Lorsque Vidulfo s’est rendu à San Cristóbal de las Casas le 25 janvier dernier, il a eu l’occasion d’assister à un pélerinage du Peuple Croyant du diocèse de San Cristóbal de las Casas, à laquelle des milliers de personnes provenant de différentes régions du Chiapas ont participé. Il a été frappé par le grand nombre et l’incroyable diversité des membres de la marche, ainsi que par la présence de Rodrigo Aguilar Martínez, nouvel évêque, accompagné par plusieurs prêtres de la région.
Né en 1991, le Peuple Croyant est issu d’une initiative visant à éveiller les consciences face à l’absence de justice et de respect des droits les plus élémentaires. Ce 25 janvier, il a organisé un pélerinage en l’honneur du septième anniversaire de la mort de Samuel Ruiz García (jTatic Samuel), évêque du diocèse de San Cristóbal et défenseur des droits des peuples autochtones pendant plus de 40 ans. En étant aux côtés du peuple, cet homme a représenté un véritable symbole d’espoir et de résistance pour beaucoup de croyant(e)s et de défenseur(e)s des droits humains au Mexique et en Amérique latine.

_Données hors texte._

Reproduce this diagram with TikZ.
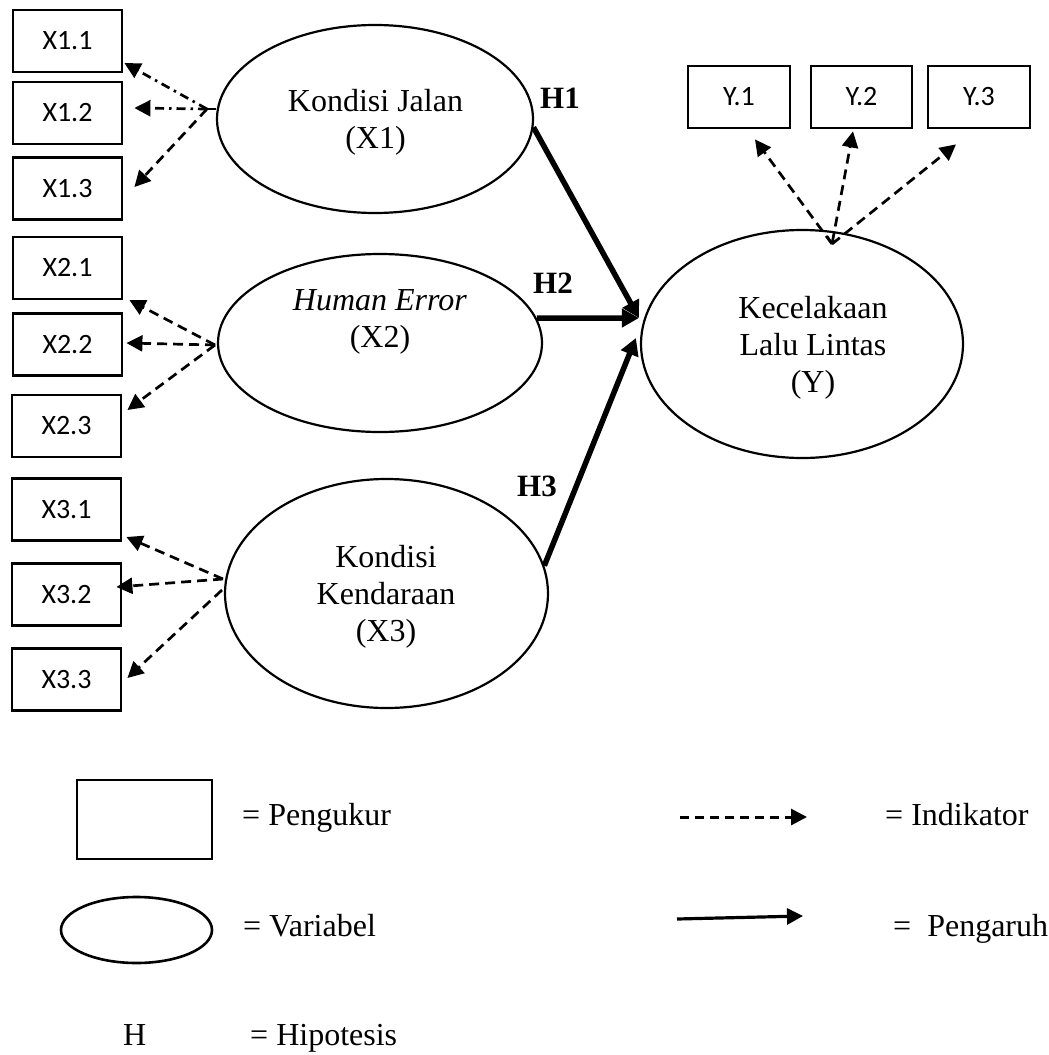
\documentclass[tikz,border=0pt]{standalone}
\usepackage{fontspec}
\setmainfont{Liberation Serif}
\newfontfamily\boxfont{Carlito}
\usetikzlibrary{arrows.meta,calc,shapes.geometric}
\begin{document}
\begin{tikzpicture}[x=1pt,y=-1pt,
 indbox/.style={draw, line width=2.8pt, minimum width=109pt, minimum height=62pt, inner sep=0pt, font=\boxfont\fontsize{28}{34}\selectfont},
 varell/.style={draw, ellipse, line width=2.2pt, inner sep=0pt},
 vartext/.style={align=center, inner sep=0pt, font=\fontsize{32}{37}\selectfont},
 indarrow/.style={line width=2.7pt, dash pattern=on 10pt off 6pt, -{Triangle[length=16pt,width=16pt]}},
 dotarrow/.style={indarrow, dash pattern=on 9pt off 5pt on 2.5pt off 5pt},
 effarrow/.style={line width=5.5pt, -{Triangle[length=17pt,width=18pt]}},
 hlabel/.style={inner sep=0pt, font=\bfseries\fontsize{31}{36}\selectfont},
 legtext/.style={anchor=base west, inner sep=0pt, font=\fontsize{32}{37}\selectfont}]
\useasboundingbox (0,0) rectangle (1049,1055);
% indicator boxes
\node[indbox] (x11) at (67.5,41) {X1.1};
\node[indbox] (x12) at (67.5,113) {X1.2};
\node[indbox] (x13) at (67.5,188.5) {X1.3};
\node[indbox] (x21) at (67.5,268) {X2.1};
\node[indbox] (x22) at (67.5,344.5) {X2.2};
\node[indbox] (x23) at (66.5,426) {X2.3};
\node[indbox] (x31) at (66.5,509.5) {X3.1};
\node[indbox] (x32) at (66.5,594.5) {X3.2};
\node[indbox] (x33) at (66.5,679.5) {X3.3};
\node[indbox, minimum width=102pt] (y1) at (739,97) {Y.1};
\node[indbox, minimum width=101pt] (y2) at (861.5,97) {Y.2};
\node[indbox, minimum width=102pt] (y3) at (979,97) {Y.3};
% variables
\node[varell, minimum width=316pt, minimum height=188pt] (e1) at (375,119) {};
\node[varell, minimum width=324pt, minimum height=178pt] (e2) at (380,343) {};
\node[varell, minimum width=323pt, minimum height=229pt] (e3) at (386.5,593.5) {};
\node[varell, minimum width=322pt, minimum height=228pt] (eY) at (802,344) {};
\node[vartext] (t1) at (375.5,122) {Kondisi Jalan\\(X1)};
\node[vartext] (t2) at (380,322) {\textit{Human Error}\\(X2)};
\node[vartext] (t3) at (386,597) {Kondisi\\Kendaraan\\(X3)};
\node[vartext] (tY) at (813,348) {Kecelakaan\\Lalu Lintas\\(Y)};
% origins
\coordinate (o1) at (207,109);
\coordinate (o2) at (215,345);
\coordinate (o3) at (223,579);
\coordinate (o3b) at (222,590);
\coordinate (oY) at (832,244);
\draw[line width=2.2pt] (o1) -- (e1.west |- o1);
% indicator arrows
\draw[dotarrow] (o1) -- ([shift={(1,22)}]x11.east);
\draw[dotarrow] (o1) -- ([shift={(11,-5)}]x12.east);
\draw[indarrow] (o1) -- ([shift={(11,-1.5)}]x13.east);
\draw[indarrow] (o2) -- ([shift={(6,32)}]x21.east);
\draw[indarrow] (o2) -- ([shift={(3,-1.5)}]x22.east);
\draw[indarrow] (o2) -- ([shift={(5,-16)}]x23.east);
\draw[indarrow] (o3) -- ([shift={(4,27.5)}]x31.east);
\draw[indarrow] (o3) -- ([shift={(-6,-7.5)}]x32.east);
\draw[indarrow] (o3b) -- ([shift={(5,-1.5)}]x33.east);
\draw[indarrow] (oY) -- ([shift={(16,10)}]y1.south);
\draw[indarrow, {Straight Barb[length=6pt,width=12pt,line width=1.5pt]}-{Triangle[length=16pt,width=16pt]}] (oY) -- ([shift={(-8.5,2)}]y2.south);
\draw[indarrow] (oY) -- ([shift={(-23,15)}]y3.south);
% effect arrows
\draw[effarrow] (e1.-3) -- ([shift={(-1,-26)}]eY.west);
\draw[effarrow] (e2.9) -- ([shift={(-1,-26)}]eY.west);
\draw[effarrow] (e3.10) -- ([shift={(-4,-6)}]eY.west);
\node[hlabel] (h1) at (560,98) {H1};
\node[hlabel] (h2) at (553,283) {H2};
\node[hlabel] (h3) at (537,486) {H3};
% legend
\node[indbox, minimum width=135pt, minimum height=79pt] (lbox) at (144.5,819.5) {};
\node[legtext] (lboxt) at (242,825) {= Pengukur};
\node[varell, line width=2.6pt, minimum width=151pt, minimum height=66pt] (lell) at (136.5,930) {};
\node[legtext] (lellt) at (243,936) {= Variabel};
\coordinate (ld1) at (680,817);
\coordinate (ld2) at (807,817);
\draw[indarrow, line width=3pt, dash pattern=on 9pt off 6pt] (ld1) -- (ld2);
\node[legtext] (ldt) at (885,825) {= Indikator};
\coordinate (ls1) at (677,919);
\coordinate (ls2) at (803,916);
\draw[line width=3.2pt, -{Triangle[length=16pt,width=16pt]}] (ls1) -- (ls2);
\node[legtext] (lst) at (893,936) {=\ \ Pengaruh};
\node[legtext] (lh) at (123,1045) {H};
\node[legtext] (lht) at (250,1045) {= Hipotesis};
\end{tikzpicture}
\end{document}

Les participants ont ainsi réalisé leur pélerinage sans savoir qu’ils le faisaient non seulement pour Don Samuel, mais aussi pour renforcer la lutte à laquelle un autre héros se tenant à leurs côtés a consacré sa vie : Vidulfo, activiste de la Montaña du Guerrero qui, quelques heures plus tard, a reçu le prix jTatic Samuel Jcanan Lum, nom tzetzal pour Père Samuel, gardien de la Terre Mère et des peuples. Depuis 2010, cette reconnaissance est remis tous les deux ans à ceux ayant démontré que chaque personne a dans son cœur la force de travailler et de lutter pour le bien des peuples et des communautés. Un prix que Vidulfo méritait, d’autant plus lorsque l’on a en tête la dernière phrase du discours qu’il a donné à cette occasion, en ce 25 janvier : « Nous, les humbles, sommes ceux qui construirons un avenir meilleur, compagnons ».